La polizia ferma il centrocampista: pistola puntata
La scena è la seguente: la polizia intima a Bakayoko, che era al volante dell’auto, di scendere e subito lo immobilizza contro la volante e lo perquisisce in modo piuttosto veloce, molto deciso, con un agente che gli tiene fissa una mano sul collo mentre una poliziotta, si nota nel video, tiene costantemente sotto tiro chi era rimasto all’interno dell’abitacolo dell’auto del campione milanista.
La posizione di Amnesty International sul video
Scene molto crude, sulle quali c’è un dibattito innegabile sui social e che ha spinto anche Amnesty Italia a esprimersi, a riguardo.
“Le immagini del fermo di Bakayoko fanno pensare a una profilazione etnica. Una pratica discriminatoria su una persona non famosa avrebbe potuto avere conseguenze gravi”, si legge sull’account ufficiale della ong su twitter.

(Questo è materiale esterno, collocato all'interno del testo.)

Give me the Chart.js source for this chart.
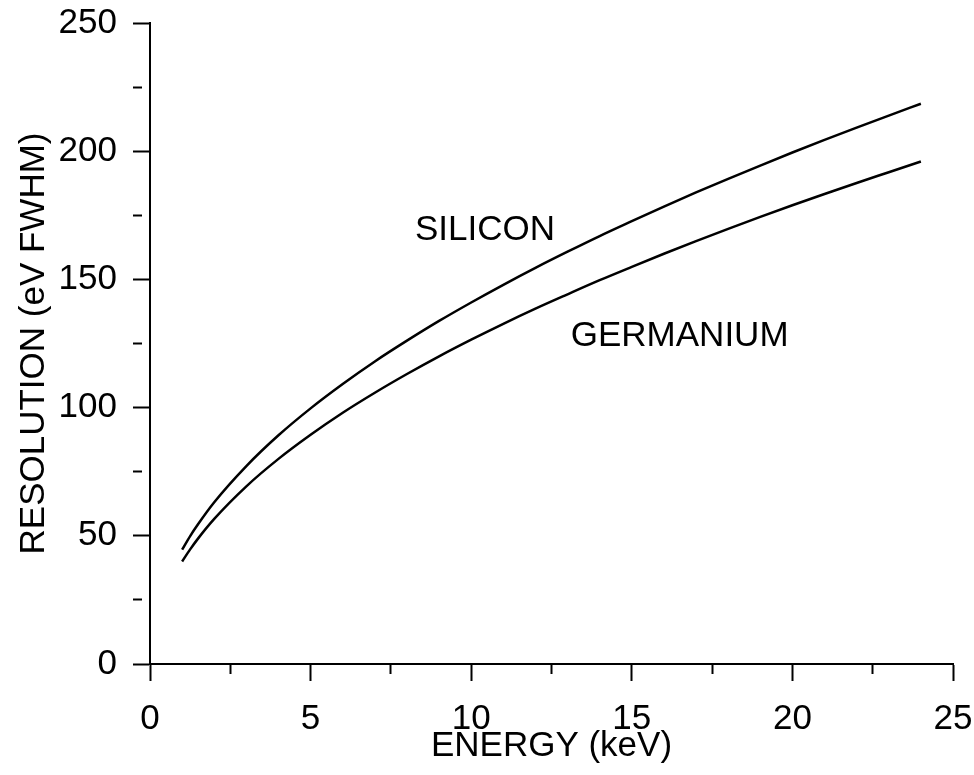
<!DOCTYPE html>
<html>
<head>
<meta charset="utf-8">
<script src="https://cdn.jsdelivr.net/npm/chart.js@4"></script>
<style>
  html, body { margin: 0; padding: 0; background: #fff; }
  #wrap { width: 974px; height: 775px; }
</style>
</head>
<body>
<div id="wrap"><canvas id="c" width="974" height="775"></canvas></div>
<script>
// Energy (keV) sample points
const energy = [1, 1.25, 1.5, 2, 3, 4, 5, 6, 7, 8, 9, 10, 11, 12, 13, 14, 15, 16, 17, 18, 19, 20, 21, 22, 23, 24];
// Resolution (eV FWHM)
const silicon = [44.6, 49.9, 54.6, 63.1, 77.2, 89.2, 99.7, 109.2, 118.0, 126.1, 133.8, 141.0, 147.9, 154.5, 160.8, 166.9, 172.7, 178.4, 183.9, 189.2, 194.4, 199.5, 204.4, 209.2, 213.9, 218.5];
const germanium = [40.0, 44.7, 49.0, 56.6, 69.3, 80.0, 89.4, 98.0, 105.8, 113.1, 120.0, 126.5, 132.7, 138.6, 144.2, 149.7, 154.9, 160.0, 164.9, 169.7, 174.4, 178.9, 183.3, 187.6, 191.8, 196.0];
const seriesNames = ["SILICON", "GERMANIUM"];
const xTitle = "ENERGY (keV)";
const yTitle = "RESOLUTION (eV FWHM)";
// label anchor points in data units (left edge, baseline)
const labelAnchors = [{ text: "SILICON", x: 8.25, y: 165.3 }, { text: "GERMANIUM", x: 13.1, y: 124.0 }];

const FONT = '"Liberation Sans", Arial, Helvetica, sans-serif';

const toPts = (ys) => energy.map((e, i) => ({ x: e, y: ys[i] }));

const labelPlugin = {
  id: 'curveLabels',
  afterDatasetsDraw(chart) {
    const { ctx, scales: { x, y } } = chart;
    ctx.save();
    ctx.fillStyle = '#000';
    ctx.font = '35px ' + FONT;
    ctx.textAlign = 'left';
    ctx.textBaseline = 'alphabetic';
    labelAnchors.forEach(a => {
      ctx.fillText(a.text, x.getPixelForValue(a.x), y.getPixelForValue(a.y));
    });
    ctx.restore();
  }
};

const minorDash = (step) => (c) => {
  const v = c.tick ? c.tick.value : 0;
  return (Math.abs(v / step - Math.round(v / step)) < 1e-6) ? [] : [9, 60];
};

const zeroPad = (s) => { s.paddingLeft = 0; s.paddingRight = 0; s.paddingTop = 0; s.paddingBottom = 0; };

new Chart(document.getElementById('c'), {
  type: 'line',
  data: {
    datasets: [
      { label: seriesNames[0], data: toPts(silicon), borderColor: '#000', borderWidth: 2.5, pointRadius: 0, fill: false, cubicInterpolationMode: 'monotone' },
      { label: seriesNames[1], data: toPts(germanium), borderColor: '#000', borderWidth: 2.5, pointRadius: 0, fill: false, cubicInterpolationMode: 'monotone' }
    ]
  },
  options: {
    responsive: false,
    animation: false,
    layout: { padding: { left: 0, top: 23, right: 21, bottom: 0 } },
    plugins: { legend: { display: false }, tooltip: { enabled: false } },
    scales: {
      x: {
        type: 'linear', position: 'bottom', min: 0, max: 25,
        afterFit: (s) => { s.height = 111; zeroPad(s); },
        border: { display: true, color: '#000', width: 2 },
        grid: { drawOnChartArea: false, drawTicks: true, tickLength: 17, tickColor: '#000', tickWidth: 2, tickBorderDash: minorDash(5) },
        ticks: {
          stepSize: 2.5, autoSkip: false, maxRotation: 0, padding: 17, color: '#000',
          font: { family: FONT, size: 35 },
          callback: (v) => (Math.abs(v % 5) < 1e-6 ? String(v) : '')
        },
        title: { display: true, text: xTitle, color: '#000', font: { family: FONT, size: 35 }, padding: { top: 0, bottom: 8 } }
      },
      y: {
        type: 'linear', position: 'left', min: 0, max: 250,
        afterFit: (s) => { s.width = 150; zeroPad(s); },
        border: { display: true, color: '#000', width: 2 },
        grid: { drawOnChartArea: false, drawTicks: true, tickLength: 17, tickColor: '#000', tickWidth: 2, tickBorderDash: minorDash(50) },
        ticks: {
          stepSize: 25, autoSkip: false, padding: 16, color: '#000',
          font: { family: FONT, size: 35 },
          callback: (v) => (Math.abs(v % 50) < 1e-6 ? String(v) : '')
        },
        title: { display: true, text: yTitle, color: '#000', font: { family: FONT, size: 35 }, padding: { top: 13, bottom: 0 } }
      }
    }
  },
  plugins: [labelPlugin]
});
</script>
</body>
</html>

Il malinteso sull’identità e le scuse
Soltanto in un secondo momento gli agenti si rendono conto di aver fermato il centrocampista del Milan, dopo aver controllato i documenti del giocatore. “Chi è?”, si intuisce dal labiale del poliziotto che lo sta perquisendo. Quindi gli occhi alzati al cielo, la consapevolezza di aver commesso uno sbaglio e le scuse, contestualmente al rilascio.
L’intervento della Questura di Milano
In merito alle accuse, la Questura ha già replicato.
“Sono commenti fuori luogo – spiegano in Questura – il controllo è scattato perché Bakayoko e l’altro passeggero corrispondevano perfettamente, per un caso, alle descrizioni, e ovviamente è terminato quando ci si è resi conto di aver fermato una persona che non c’entrava”. Secondo quanto precisato dalla Polizia di Stato, infatti, la notte precedente c’erano state risse, anche con colpi d’arma da fuoco (poi rivelatasi non di pistola) tra stranieri, e si cercava un suv scuro con a bordo due uomini, uno dei due di colore con una maglietta verde.
Corrispondendo all’alert, alle 6 del mattino successivo, lo scorso 3 luglio, le volanti hanno effettuato il controllo e, trattandosi di una segnalazione che faceva seguito a un episodio con possibili armi da fuoco, gli agenti – secondo la ricostruzione – hanno operato con le pistole in pugno. La Questura di Milano avrebbe già chiarito la cosa anche con la società rossonera.